◆ **Short problem**
Beneath this line sits some data. Return only its lines from the one holding "Emit a Python" through the one holding "GRAY = '#878787'", inclusive, exactly, with the images removed.

◆ **Input rows**
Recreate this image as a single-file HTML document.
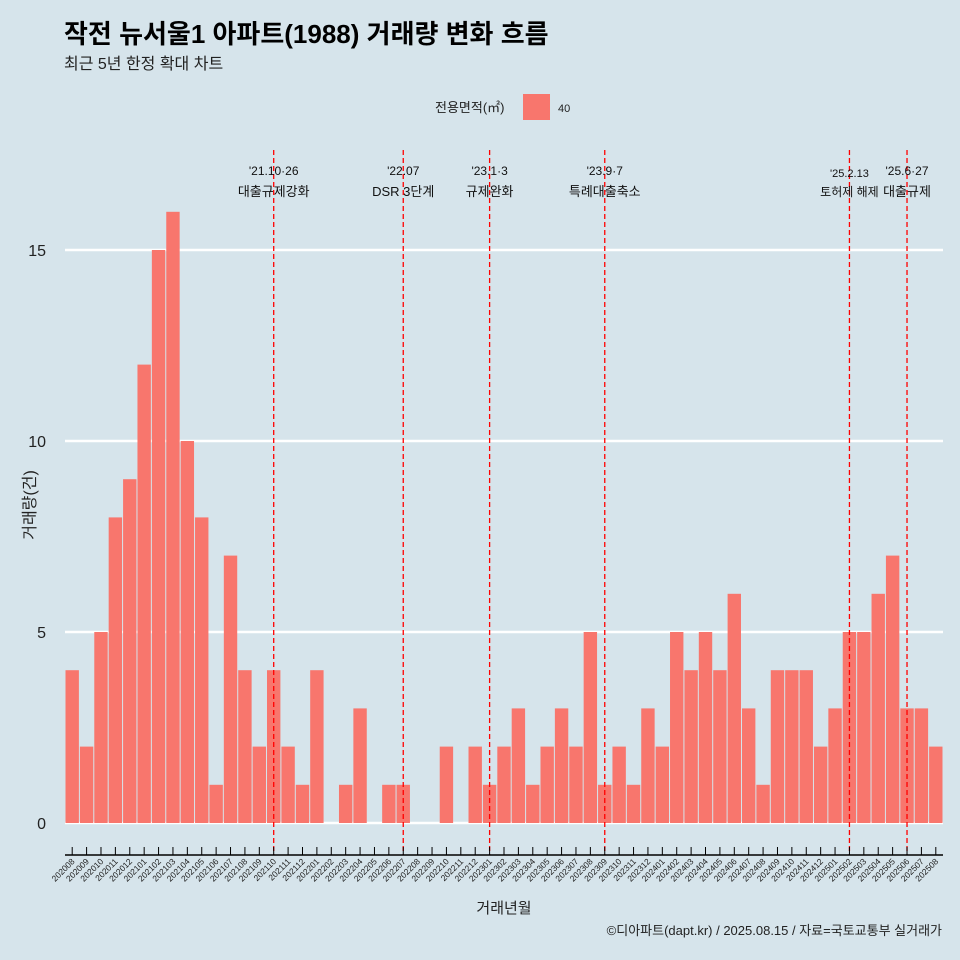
==
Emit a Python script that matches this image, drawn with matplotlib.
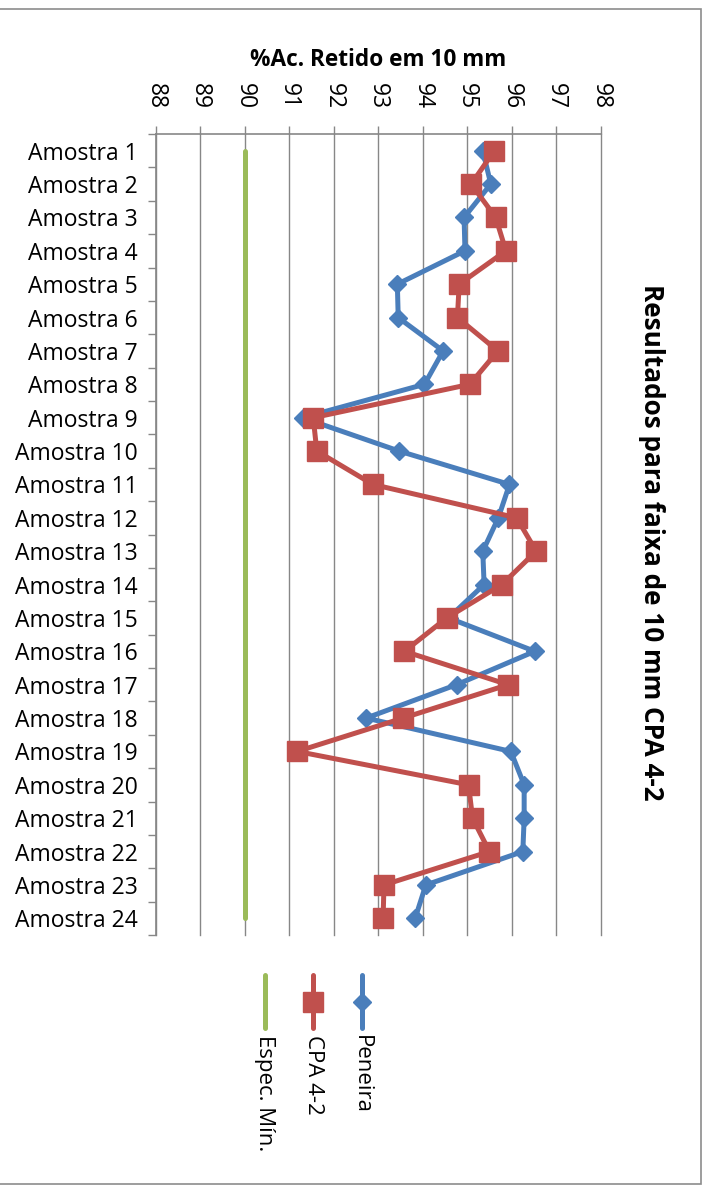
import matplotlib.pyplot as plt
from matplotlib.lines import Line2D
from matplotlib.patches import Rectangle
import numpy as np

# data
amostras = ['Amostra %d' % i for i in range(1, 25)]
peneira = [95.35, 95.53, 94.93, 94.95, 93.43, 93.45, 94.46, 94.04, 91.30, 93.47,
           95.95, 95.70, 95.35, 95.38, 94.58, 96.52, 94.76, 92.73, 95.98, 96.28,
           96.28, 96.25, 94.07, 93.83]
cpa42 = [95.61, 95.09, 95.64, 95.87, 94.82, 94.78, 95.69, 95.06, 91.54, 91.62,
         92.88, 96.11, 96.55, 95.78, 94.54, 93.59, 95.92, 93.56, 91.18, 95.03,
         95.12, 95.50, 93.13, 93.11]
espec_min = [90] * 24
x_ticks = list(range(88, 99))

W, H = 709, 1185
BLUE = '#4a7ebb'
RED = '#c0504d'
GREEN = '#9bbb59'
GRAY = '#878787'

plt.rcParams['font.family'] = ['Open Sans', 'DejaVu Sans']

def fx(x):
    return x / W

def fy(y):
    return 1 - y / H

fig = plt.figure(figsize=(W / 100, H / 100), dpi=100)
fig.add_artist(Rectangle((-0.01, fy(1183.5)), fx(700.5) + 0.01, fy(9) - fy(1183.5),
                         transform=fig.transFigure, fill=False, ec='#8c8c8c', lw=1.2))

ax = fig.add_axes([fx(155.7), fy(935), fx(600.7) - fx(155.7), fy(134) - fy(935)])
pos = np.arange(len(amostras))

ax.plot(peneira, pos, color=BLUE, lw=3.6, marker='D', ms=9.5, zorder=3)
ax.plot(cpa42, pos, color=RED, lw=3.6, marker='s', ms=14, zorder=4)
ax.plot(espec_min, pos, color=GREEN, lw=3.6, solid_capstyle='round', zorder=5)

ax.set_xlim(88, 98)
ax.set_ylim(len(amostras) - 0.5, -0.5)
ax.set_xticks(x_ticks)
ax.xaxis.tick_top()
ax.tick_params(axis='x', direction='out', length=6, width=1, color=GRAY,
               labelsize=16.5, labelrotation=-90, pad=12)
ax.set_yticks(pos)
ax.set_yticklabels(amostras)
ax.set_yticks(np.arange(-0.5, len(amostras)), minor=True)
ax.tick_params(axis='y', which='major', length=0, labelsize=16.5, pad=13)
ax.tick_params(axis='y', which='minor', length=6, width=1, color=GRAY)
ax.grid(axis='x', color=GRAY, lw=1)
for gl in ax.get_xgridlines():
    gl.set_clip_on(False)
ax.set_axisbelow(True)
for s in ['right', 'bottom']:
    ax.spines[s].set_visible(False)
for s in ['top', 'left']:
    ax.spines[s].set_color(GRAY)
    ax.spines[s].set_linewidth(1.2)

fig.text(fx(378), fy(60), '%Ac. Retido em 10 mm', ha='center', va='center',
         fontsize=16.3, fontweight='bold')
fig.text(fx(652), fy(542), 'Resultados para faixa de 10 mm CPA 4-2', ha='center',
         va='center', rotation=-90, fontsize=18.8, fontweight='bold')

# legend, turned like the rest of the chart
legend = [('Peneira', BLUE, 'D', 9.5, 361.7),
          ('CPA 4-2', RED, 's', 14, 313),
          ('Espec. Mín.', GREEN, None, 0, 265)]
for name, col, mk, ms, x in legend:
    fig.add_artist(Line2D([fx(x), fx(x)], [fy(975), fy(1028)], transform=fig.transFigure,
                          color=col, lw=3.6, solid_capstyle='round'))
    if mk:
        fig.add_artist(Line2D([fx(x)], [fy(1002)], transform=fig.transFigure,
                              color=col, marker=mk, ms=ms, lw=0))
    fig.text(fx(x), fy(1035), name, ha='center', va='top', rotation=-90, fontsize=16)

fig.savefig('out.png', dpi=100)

◆ **Exercise solution**
Emit a Python script that matches this image, drawn with matplotlib.
import matplotlib.pyplot as plt
from matplotlib.lines import Line2D
from matplotlib.patches import Rectangle
import numpy as np

# data
amostras = ['Amostra %d' % i for i in range(1, 25)]
peneira = [95.35, 95.53, 94.93, 94.95, 93.43, 93.45, 94.46, 94.04, 91.30, 93.47,
           95.95, 95.70, 95.35, 95.38, 94.58, 96.52, 94.76, 92.73, 95.98, 96.28,
           96.28, 96.25, 94.07, 93.83]
cpa42 = [95.61, 95.09, 95.64, 95.87, 94.82, 94.78, 95.69, 95.06, 91.54, 91.62,
         92.88, 96.11, 96.55, 95.78, 94.54, 93.59, 95.92, 93.56, 91.18, 95.03,
         95.12, 95.50, 93.13, 93.11]
espec_min = [90] * 24
x_ticks = list(range(88, 99))

W, H = 709, 1185
BLUE = '#4a7ebb'
RED = '#c0504d'
GREEN = '#9bbb59'
GRAY = '#878787'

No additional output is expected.